Genetic Determinants of Drug-induced Cholestasis and Intrahepatic Cholestasis of Pregnancy

Christiane Pauli-Magnus, M.D.; Peter J. Meier, M.D.; Bruno Stieger, Ph.D.


Semin Liver Dis. 2010;30(2):147-159. 

In This Article

Genetics of Drug-induced Cholestasis

Investigations of the genetics of DILI have proved taxing, both because of their low incidence and their difficulty in replicating observed associations. Nevertheless, progress has now been achieved by both candidate-gene and genome-wide association approaches. In particular, associations between antituberculosis drug-related liver injury and the "slow acetylator" genotype for N-acetyltransferase 2, amoxicillin/clavulanate-related liver injury, the human leukocyte antigen (HLA) class II DRB1*1501 allele and flucloxacillin-related injury, and the HLA class I B*5701 allele are now established.[148,149] Although associations are so far drug-specific, more general susceptibility genes for DILI may exist. However, elucidation of these links requires further investigation, ideally by using large cohorts involving international collaboration.

Therefore, the functional and clinical impact of genetic variations in ABCB11 and ABCB4 for the development of DILI and, more specifically, cholestasis, is currently under investigation.[150] A Swiss study in 36 patients with drug-induced cholestasis supports a role of ABCB11 and ABCB4 mutations and polymorphisms in this condition. Specifically, full-length sequencing of ABCB11 and ABCB4 revealed a heterozygous p.D676Y mutation in BSEP observed in a patient taking fluvastatin and a heterozygous p.I764L mutation in MDR3 observed in a patient taking risperidone:[115] both suffered from hepatocellular cholestasis. The pathogenic implications of these mutations remain, however, unclear. In the case of BSEP, in vitro taurocholate transport was unchanged for the mutated protein whereas the impact of the p.I764L mutation on MDR3 expression and function was not investigated. In the same study, the BSEP p.V444A polymorphism was observed significantly more frequent in patients with drug-induced cholestasis than in patients with drug-induced hepatocellular injury and healthy controls, with the AA phenotype being encountered in 61% of cholestatic patients compared with 31% and 32% in patients with hepatocellular injury and healthy controls, respectively. Overall, carriers of the alanine phenotype carried a threefold increased risk to develop a cholestatic drug side effect under treatment with different drugs, such as β-lactam antibacterials, psychotropic drugs, and proton-pump inhibitors. However, the underlying mechanism remains still unclear, as none of these drugs could be shown to inhibit BSEP function in vitro (unpublished results). It can be speculated whether BSEP-inhibiting drugs with known cholestatic potential, such as cyclosporine, rifampicin, rifamycin, glibenclamide, troglitazone, or bosentan,[37,44,45,145] might predispose to the development of cholestasis in carriers of the alanine allele.

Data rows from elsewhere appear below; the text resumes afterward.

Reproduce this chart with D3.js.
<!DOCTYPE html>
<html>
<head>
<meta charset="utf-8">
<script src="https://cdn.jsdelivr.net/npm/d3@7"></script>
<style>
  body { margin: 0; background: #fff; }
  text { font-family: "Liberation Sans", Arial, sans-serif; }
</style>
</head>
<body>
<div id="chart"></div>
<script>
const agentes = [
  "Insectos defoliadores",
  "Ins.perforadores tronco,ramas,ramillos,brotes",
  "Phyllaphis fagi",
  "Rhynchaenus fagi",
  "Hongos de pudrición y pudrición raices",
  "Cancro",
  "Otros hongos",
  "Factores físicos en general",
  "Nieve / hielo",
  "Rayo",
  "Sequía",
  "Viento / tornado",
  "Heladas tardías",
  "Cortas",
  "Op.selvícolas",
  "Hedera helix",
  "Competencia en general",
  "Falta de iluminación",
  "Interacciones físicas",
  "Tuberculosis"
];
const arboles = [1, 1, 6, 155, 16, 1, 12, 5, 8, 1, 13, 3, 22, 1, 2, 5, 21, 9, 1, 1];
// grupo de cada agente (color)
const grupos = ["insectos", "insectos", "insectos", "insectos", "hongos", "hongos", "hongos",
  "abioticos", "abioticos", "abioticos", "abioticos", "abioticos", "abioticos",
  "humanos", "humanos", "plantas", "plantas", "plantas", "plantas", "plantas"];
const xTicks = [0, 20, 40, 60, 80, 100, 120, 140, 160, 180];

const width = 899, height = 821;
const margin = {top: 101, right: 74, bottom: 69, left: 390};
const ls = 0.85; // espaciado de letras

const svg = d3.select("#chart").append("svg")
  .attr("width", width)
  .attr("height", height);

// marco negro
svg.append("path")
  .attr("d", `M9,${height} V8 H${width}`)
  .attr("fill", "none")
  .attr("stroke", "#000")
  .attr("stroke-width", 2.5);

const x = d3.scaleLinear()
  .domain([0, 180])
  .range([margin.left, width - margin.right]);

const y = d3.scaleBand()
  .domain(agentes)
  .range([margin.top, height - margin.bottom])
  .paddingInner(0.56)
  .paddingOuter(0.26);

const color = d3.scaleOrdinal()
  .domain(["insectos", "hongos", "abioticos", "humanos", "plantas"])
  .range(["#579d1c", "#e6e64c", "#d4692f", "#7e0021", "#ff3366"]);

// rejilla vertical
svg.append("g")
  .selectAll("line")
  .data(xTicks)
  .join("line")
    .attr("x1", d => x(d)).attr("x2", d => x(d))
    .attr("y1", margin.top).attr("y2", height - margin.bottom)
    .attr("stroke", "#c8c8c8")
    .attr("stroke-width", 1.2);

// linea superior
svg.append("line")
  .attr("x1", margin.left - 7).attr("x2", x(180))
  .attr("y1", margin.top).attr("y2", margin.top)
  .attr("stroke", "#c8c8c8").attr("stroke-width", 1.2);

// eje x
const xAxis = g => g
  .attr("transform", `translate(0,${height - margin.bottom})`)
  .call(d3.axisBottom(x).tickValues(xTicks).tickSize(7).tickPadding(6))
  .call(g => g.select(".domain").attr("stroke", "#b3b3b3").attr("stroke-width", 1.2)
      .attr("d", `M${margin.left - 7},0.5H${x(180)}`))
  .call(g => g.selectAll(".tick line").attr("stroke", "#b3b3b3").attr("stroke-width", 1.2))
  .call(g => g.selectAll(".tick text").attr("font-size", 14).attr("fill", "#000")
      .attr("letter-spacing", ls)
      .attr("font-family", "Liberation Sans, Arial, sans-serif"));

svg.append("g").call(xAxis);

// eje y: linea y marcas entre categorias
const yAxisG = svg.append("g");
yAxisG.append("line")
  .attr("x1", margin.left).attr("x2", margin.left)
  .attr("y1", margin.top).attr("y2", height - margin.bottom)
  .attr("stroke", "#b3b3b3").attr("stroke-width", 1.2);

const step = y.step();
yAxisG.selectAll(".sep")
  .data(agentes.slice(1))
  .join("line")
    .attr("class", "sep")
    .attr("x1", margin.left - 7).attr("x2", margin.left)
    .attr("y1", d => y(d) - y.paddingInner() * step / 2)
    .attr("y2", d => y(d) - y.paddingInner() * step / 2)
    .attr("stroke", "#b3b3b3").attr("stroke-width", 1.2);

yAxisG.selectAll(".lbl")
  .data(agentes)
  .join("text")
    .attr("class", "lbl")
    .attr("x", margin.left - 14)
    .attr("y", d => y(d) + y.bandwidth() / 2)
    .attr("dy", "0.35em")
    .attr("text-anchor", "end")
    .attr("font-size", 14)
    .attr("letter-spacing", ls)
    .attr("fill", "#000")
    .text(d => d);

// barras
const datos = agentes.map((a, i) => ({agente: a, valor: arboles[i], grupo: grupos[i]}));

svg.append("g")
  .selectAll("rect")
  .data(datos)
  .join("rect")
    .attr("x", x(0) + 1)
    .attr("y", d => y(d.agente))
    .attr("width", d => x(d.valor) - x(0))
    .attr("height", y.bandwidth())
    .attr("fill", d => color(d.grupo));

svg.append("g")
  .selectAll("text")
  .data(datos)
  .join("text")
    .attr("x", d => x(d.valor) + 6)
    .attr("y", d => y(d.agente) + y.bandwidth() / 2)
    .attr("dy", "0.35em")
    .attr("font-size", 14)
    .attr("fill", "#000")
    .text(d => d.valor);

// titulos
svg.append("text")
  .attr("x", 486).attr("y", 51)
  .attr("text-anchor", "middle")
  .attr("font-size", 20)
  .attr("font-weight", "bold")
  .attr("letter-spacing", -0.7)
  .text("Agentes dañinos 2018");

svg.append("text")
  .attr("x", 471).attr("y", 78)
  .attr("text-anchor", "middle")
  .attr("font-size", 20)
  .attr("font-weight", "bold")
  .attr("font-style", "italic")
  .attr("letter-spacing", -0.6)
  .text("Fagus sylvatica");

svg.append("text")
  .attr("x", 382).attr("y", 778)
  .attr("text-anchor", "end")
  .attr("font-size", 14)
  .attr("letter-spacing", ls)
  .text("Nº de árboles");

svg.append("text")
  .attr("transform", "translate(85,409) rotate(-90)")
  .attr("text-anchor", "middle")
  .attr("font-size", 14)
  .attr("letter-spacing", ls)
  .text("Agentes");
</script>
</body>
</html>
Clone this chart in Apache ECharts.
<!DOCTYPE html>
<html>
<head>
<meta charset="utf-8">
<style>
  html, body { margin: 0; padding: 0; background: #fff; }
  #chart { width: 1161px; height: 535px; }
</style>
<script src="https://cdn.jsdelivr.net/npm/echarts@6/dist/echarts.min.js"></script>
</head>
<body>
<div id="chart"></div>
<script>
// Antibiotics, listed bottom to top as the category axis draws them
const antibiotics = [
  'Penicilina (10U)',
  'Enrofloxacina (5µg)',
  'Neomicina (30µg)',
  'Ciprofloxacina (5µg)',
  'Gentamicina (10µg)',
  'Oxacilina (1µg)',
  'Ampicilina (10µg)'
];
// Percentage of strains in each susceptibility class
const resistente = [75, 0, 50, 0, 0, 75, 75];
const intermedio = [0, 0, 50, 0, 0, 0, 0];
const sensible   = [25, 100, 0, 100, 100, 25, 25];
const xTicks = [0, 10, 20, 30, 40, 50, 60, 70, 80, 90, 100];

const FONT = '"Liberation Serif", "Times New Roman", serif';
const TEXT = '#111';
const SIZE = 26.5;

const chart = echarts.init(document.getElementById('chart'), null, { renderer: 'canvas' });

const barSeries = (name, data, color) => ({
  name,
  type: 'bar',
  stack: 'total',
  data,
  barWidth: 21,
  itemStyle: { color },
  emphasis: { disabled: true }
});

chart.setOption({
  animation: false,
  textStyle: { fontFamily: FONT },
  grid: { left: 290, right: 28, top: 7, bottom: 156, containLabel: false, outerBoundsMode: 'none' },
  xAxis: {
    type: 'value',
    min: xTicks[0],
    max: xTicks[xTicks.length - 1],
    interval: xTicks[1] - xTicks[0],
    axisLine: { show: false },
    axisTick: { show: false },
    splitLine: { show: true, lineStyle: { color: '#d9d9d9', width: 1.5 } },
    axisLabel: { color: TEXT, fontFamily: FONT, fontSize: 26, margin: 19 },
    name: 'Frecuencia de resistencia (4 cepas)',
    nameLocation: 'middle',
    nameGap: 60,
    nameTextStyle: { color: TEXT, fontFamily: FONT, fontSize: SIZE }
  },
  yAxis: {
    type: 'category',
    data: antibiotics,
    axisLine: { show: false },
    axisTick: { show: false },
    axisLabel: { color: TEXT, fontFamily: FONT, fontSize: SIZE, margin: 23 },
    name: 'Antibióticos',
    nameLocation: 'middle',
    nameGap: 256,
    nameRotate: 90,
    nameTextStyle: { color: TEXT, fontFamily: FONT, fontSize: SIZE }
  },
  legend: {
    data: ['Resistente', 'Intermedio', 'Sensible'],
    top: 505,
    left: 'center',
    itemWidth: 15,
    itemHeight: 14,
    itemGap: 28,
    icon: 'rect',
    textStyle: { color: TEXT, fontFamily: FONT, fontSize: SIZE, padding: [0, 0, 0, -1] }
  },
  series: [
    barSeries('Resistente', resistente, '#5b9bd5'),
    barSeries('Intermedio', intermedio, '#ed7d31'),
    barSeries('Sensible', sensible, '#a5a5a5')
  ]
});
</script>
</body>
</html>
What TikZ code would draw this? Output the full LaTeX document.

Only limited information is available so far on the functional consequences of genetic variation in basolateral transporter systems. Tirona et al identified 14 nonsynonymous SLCO1B1 polymorphisms SNPs in a population of African Americans and European Americans,[151] six of which exhibited reduced in vitro uptake of the OATP1B1 substrates estrone-3-sulfate and estradiol-17β-glucuronide. SLCO1B1 genetic variants have also been associated with interindividual differences in hepatic disposition of pravastatin and irinotecan, respectively.[152–155] Furthermore, the cellular uptake of the lipid-lowering drug rosuvastatin is highly dependent on NTCP and OATP function and varies upon the underlying SLCO1A1 and SLCO haplotypes.[156] Although the impact of these observations for the development of cholestasis remains to be studied, it could be speculated that differences in NTCP and OATP mediated basolateral drug uptake predisposes to the development of cholestasis by determining intracellular drug levels and hence, the concentration of potential competitive inhibitors of apical efflux transporters.